■ THE PROBLEM ■
Extract, exactly, the lines from the line containing "Output the Python" to the line containing "396.1, 458.7, 531.2, 615.1, 712.4, 825.0, 955.4]", with both lines included and any pictures left out.

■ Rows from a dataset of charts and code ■
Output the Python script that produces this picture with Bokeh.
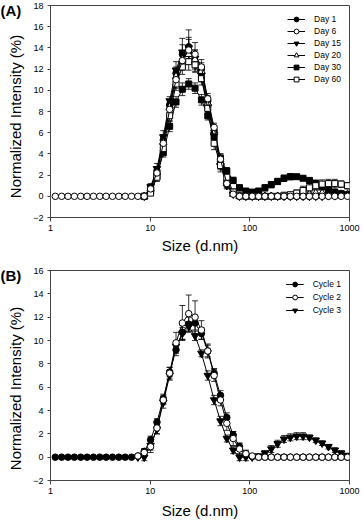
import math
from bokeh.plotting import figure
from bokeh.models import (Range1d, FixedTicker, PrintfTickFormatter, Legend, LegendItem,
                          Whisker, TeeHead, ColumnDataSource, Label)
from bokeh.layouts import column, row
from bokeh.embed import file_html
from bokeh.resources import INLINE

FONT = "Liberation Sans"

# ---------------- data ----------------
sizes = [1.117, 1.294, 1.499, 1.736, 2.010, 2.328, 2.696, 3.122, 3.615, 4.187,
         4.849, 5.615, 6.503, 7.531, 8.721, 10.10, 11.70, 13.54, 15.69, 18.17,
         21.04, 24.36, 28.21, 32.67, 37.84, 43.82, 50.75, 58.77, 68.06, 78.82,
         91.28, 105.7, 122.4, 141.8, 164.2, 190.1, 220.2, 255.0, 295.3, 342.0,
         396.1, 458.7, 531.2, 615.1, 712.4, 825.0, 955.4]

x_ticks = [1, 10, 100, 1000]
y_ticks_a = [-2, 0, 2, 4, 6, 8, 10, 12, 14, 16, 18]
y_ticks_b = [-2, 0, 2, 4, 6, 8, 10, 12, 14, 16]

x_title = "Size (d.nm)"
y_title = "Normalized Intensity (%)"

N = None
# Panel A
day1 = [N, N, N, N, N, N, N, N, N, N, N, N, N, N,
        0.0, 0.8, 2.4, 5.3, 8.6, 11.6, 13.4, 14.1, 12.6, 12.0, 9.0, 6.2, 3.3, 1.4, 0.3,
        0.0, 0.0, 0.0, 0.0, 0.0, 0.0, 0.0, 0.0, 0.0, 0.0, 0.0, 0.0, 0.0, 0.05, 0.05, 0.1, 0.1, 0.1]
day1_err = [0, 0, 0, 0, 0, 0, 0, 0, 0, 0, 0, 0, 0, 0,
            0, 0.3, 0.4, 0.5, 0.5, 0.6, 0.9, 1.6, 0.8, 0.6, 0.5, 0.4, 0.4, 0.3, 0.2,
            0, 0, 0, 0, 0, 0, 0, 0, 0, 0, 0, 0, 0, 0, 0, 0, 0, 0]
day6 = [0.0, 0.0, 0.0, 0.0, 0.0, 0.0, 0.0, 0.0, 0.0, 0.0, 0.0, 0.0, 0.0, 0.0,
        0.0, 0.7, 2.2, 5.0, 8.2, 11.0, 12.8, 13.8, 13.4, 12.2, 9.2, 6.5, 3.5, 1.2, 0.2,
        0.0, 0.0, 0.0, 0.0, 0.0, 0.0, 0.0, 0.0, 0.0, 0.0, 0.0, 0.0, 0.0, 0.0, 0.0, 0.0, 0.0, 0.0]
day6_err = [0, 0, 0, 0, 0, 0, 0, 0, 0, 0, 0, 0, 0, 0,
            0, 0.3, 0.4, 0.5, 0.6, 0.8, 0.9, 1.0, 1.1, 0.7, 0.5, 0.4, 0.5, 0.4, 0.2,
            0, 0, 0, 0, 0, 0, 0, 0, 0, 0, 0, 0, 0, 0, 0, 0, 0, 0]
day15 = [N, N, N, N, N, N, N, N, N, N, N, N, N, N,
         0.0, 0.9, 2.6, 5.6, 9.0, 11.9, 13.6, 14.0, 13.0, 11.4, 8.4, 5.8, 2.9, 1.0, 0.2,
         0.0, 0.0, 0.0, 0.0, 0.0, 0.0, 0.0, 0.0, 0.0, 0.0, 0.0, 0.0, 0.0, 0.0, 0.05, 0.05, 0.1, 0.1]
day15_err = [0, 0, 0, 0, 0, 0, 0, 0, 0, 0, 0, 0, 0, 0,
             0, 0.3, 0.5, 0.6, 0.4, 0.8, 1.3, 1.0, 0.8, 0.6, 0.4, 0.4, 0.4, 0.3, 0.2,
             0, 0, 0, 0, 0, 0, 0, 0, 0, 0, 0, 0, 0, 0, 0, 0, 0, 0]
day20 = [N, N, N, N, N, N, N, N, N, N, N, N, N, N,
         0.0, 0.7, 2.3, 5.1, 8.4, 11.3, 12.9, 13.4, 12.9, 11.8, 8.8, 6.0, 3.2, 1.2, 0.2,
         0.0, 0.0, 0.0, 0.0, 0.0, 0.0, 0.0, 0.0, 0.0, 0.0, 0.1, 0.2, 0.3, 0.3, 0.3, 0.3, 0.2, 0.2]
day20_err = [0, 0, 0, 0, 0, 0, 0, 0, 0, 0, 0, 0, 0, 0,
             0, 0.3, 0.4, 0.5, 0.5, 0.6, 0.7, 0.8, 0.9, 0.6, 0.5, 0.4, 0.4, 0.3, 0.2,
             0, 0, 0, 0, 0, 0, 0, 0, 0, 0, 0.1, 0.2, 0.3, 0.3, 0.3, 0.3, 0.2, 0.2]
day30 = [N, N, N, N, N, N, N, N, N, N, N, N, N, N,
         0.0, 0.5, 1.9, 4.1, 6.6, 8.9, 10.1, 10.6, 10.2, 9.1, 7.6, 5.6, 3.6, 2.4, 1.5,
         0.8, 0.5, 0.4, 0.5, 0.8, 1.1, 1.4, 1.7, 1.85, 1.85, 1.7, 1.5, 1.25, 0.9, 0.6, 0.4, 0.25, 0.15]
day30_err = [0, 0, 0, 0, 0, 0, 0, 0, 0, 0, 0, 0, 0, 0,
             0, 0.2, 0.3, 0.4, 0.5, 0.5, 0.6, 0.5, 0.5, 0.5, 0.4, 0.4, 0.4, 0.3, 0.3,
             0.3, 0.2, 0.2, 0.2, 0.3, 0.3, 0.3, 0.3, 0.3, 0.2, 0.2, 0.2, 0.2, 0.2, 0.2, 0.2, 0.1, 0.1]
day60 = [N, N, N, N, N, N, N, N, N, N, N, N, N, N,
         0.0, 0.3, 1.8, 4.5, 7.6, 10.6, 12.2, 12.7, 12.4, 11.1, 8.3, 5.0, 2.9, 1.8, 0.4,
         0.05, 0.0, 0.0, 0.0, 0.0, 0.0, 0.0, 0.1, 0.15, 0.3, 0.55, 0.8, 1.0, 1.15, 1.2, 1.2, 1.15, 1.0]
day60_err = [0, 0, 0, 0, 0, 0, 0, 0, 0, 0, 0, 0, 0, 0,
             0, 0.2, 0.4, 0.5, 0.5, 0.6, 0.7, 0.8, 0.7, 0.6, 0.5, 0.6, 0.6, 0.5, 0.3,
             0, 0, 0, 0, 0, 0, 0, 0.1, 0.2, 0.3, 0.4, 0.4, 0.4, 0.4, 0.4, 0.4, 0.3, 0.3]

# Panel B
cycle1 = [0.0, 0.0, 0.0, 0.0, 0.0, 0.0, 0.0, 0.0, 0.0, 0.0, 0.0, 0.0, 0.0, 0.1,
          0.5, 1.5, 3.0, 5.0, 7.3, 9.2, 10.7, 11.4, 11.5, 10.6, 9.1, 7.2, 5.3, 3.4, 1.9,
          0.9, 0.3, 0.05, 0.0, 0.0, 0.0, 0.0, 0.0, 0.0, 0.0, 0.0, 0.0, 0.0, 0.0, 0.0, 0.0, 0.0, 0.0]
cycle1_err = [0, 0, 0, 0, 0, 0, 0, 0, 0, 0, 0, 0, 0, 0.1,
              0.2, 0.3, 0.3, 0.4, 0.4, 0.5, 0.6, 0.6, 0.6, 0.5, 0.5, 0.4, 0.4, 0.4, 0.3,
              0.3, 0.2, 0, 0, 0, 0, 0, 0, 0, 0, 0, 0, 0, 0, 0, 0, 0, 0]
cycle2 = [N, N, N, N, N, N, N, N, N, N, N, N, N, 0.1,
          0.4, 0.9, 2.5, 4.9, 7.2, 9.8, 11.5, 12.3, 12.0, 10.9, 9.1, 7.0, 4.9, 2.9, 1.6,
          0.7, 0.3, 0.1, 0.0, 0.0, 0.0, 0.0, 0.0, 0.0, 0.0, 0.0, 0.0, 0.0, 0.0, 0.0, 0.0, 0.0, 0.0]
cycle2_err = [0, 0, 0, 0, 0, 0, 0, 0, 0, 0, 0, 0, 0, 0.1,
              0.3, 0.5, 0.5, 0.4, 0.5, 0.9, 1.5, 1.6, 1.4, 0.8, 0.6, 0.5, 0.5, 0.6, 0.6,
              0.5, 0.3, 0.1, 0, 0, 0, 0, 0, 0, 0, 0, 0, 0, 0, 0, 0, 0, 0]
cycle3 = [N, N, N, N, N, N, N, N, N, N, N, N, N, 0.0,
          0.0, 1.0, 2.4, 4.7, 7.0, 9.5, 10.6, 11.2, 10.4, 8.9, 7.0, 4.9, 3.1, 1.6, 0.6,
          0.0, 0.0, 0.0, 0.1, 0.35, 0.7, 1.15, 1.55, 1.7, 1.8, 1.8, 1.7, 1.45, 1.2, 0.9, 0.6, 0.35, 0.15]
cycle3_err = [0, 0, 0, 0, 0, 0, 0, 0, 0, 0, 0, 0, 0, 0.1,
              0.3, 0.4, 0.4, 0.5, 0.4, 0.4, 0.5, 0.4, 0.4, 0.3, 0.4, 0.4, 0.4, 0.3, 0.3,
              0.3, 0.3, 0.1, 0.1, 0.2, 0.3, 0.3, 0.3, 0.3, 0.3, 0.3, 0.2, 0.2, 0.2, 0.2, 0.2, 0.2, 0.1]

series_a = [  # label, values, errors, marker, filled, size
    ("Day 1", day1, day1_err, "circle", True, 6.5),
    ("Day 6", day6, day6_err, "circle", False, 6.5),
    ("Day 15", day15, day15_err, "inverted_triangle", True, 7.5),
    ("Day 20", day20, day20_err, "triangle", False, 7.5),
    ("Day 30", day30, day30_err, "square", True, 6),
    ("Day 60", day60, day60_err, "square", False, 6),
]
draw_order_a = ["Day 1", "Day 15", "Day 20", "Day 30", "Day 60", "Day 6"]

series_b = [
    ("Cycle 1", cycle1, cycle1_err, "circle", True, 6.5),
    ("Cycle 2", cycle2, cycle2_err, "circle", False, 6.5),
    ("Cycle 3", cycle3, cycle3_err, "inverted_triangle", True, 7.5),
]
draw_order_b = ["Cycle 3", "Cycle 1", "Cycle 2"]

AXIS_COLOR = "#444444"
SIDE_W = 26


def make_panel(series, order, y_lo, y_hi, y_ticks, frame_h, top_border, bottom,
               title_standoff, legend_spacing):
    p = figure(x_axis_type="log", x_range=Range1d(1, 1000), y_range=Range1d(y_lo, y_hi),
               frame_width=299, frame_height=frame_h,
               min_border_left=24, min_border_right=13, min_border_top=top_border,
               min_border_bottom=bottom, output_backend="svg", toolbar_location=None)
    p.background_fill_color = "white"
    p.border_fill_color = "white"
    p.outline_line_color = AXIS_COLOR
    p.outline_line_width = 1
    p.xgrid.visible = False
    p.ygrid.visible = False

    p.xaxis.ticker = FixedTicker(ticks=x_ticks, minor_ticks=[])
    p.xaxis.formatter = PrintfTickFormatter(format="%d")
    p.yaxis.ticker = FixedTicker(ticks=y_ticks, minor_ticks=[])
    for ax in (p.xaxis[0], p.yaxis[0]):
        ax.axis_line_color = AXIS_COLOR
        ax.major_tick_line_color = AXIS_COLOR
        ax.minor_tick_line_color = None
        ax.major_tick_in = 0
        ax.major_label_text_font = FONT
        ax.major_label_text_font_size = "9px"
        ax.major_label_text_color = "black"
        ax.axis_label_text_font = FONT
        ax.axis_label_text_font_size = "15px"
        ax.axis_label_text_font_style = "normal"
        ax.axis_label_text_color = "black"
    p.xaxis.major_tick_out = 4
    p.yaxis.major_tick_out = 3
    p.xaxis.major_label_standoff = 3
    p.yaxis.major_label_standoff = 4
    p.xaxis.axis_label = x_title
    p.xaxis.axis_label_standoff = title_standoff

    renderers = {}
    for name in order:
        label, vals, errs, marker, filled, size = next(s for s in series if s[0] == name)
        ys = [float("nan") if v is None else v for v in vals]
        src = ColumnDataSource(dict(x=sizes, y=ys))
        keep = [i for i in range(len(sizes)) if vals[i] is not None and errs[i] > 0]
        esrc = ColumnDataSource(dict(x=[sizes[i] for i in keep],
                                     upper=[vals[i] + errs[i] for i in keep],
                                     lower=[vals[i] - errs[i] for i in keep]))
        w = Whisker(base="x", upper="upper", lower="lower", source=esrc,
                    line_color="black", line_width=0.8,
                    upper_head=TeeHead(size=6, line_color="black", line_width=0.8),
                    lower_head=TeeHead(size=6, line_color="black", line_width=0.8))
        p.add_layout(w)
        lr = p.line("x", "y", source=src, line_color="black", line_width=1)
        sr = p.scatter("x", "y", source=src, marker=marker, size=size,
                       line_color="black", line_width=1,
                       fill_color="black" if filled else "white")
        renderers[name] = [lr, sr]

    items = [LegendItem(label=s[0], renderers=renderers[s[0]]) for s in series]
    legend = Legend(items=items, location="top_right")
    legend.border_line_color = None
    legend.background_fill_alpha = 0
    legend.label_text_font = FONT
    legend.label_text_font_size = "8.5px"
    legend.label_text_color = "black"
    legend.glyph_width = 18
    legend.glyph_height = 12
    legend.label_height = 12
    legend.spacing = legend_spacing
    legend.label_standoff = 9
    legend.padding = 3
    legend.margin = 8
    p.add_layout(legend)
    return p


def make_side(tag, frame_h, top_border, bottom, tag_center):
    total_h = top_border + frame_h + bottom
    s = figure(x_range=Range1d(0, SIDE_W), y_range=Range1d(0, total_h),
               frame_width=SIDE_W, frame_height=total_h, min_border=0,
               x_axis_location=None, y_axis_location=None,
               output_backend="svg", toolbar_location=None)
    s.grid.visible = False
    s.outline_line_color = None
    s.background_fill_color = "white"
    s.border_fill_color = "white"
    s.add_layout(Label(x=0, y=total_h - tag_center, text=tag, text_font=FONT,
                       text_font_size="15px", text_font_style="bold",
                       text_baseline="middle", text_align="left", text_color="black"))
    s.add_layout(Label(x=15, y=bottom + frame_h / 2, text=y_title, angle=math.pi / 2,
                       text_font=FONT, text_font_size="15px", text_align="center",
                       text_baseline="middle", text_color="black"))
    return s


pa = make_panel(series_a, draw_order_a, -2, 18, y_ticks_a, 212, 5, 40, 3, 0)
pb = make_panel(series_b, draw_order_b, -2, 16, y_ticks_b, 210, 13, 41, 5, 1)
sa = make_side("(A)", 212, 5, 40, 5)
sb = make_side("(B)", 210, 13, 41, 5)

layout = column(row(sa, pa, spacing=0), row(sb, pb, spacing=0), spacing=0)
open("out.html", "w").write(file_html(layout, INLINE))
* * *
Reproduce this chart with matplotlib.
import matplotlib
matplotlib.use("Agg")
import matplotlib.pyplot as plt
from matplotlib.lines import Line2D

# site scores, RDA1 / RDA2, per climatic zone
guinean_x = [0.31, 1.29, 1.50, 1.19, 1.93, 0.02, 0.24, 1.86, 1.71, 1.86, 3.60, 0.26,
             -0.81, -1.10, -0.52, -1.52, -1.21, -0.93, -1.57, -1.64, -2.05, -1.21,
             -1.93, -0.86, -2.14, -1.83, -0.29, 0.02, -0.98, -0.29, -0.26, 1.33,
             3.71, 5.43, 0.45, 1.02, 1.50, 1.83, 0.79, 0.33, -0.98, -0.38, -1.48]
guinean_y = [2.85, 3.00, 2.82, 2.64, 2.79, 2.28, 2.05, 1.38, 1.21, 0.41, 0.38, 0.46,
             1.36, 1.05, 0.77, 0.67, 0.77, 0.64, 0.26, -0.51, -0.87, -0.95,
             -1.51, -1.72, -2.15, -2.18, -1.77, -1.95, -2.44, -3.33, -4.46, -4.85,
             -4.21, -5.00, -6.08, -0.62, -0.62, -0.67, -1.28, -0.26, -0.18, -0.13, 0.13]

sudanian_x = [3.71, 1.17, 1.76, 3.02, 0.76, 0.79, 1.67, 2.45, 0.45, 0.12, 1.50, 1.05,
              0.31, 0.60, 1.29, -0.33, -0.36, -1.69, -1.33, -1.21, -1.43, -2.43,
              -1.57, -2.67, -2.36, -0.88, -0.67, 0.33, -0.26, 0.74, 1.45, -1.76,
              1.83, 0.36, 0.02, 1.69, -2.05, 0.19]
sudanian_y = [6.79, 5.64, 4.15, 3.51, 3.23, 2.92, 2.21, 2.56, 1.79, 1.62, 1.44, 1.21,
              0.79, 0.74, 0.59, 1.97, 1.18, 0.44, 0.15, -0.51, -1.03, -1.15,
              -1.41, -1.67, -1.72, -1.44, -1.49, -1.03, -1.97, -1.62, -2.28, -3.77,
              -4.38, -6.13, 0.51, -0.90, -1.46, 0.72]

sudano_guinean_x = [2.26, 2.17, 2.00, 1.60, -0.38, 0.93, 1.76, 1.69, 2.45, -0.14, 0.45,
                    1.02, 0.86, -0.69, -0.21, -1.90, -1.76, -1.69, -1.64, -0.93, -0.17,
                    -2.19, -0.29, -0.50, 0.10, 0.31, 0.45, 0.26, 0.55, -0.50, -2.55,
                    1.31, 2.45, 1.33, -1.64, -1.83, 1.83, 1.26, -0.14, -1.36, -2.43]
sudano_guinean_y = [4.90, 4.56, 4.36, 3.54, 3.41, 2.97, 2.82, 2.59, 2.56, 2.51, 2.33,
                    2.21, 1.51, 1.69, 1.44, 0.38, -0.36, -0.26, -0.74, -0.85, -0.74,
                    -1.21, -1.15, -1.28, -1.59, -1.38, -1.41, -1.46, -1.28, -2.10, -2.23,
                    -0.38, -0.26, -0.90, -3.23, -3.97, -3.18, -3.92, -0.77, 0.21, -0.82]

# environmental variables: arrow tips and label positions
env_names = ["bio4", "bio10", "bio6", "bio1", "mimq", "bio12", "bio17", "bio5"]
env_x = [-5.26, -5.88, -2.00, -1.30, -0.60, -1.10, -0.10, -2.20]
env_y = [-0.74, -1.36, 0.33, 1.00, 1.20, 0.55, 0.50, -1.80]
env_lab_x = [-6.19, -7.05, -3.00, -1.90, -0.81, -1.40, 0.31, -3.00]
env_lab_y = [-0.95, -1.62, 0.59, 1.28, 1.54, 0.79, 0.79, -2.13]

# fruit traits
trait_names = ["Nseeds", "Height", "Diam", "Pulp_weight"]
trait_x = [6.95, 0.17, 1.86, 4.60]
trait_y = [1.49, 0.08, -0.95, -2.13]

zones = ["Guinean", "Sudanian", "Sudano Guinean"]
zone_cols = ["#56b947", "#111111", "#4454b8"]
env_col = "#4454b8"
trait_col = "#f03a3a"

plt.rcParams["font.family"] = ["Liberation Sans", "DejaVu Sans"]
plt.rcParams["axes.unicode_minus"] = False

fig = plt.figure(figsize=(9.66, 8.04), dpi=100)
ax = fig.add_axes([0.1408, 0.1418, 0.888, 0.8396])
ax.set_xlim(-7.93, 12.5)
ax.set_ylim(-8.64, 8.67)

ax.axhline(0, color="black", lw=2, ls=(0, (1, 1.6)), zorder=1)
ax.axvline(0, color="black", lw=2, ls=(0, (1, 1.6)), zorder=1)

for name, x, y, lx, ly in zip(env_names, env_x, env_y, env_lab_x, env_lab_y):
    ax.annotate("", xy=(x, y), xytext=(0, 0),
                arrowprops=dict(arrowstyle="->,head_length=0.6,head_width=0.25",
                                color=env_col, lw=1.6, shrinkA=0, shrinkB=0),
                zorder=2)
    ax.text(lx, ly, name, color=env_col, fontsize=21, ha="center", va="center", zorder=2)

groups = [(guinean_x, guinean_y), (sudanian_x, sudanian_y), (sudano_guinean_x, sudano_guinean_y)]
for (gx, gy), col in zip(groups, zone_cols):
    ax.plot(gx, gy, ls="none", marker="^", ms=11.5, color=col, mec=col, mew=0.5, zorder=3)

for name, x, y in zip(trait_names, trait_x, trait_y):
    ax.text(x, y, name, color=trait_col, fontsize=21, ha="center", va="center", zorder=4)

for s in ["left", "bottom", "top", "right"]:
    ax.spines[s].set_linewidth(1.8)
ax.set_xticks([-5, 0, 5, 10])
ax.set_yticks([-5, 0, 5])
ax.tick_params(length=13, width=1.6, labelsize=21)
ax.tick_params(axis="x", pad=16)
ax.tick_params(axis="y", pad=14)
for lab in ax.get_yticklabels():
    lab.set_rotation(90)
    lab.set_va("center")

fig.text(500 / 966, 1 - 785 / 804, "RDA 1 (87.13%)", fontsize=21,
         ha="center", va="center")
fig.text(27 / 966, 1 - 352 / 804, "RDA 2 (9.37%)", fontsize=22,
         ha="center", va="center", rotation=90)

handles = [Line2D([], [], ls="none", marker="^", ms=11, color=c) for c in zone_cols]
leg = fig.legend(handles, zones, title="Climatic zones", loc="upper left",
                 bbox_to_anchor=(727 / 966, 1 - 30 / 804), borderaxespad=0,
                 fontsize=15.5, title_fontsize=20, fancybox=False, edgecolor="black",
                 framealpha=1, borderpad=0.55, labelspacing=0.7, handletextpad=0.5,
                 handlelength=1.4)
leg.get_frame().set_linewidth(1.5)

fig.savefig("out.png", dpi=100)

■ FULL ANSWER ■
Output the Python script that produces this picture with Bokeh.
import math
from bokeh.plotting import figure
from bokeh.models import (Range1d, FixedTicker, PrintfTickFormatter, Legend, LegendItem,
                          Whisker, TeeHead, ColumnDataSource, Label)
from bokeh.layouts import column, row
from bokeh.embed import file_html
from bokeh.resources import INLINE

FONT = "Liberation Sans"

# ---------------- data ----------------
sizes = [1.117, 1.294, 1.499, 1.736, 2.010, 2.328, 2.696, 3.122, 3.615, 4.187,
         4.849, 5.615, 6.503, 7.531, 8.721, 10.10, 11.70, 13.54, 15.69, 18.17,
         21.04, 24.36, 28.21, 32.67, 37.84, 43.82, 50.75, 58.77, 68.06, 78.82,
         91.28, 105.7, 122.4, 141.8, 164.2, 190.1, 220.2, 255.0, 295.3, 342.0,
         396.1, 458.7, 531.2, 615.1, 712.4, 825.0, 955.4]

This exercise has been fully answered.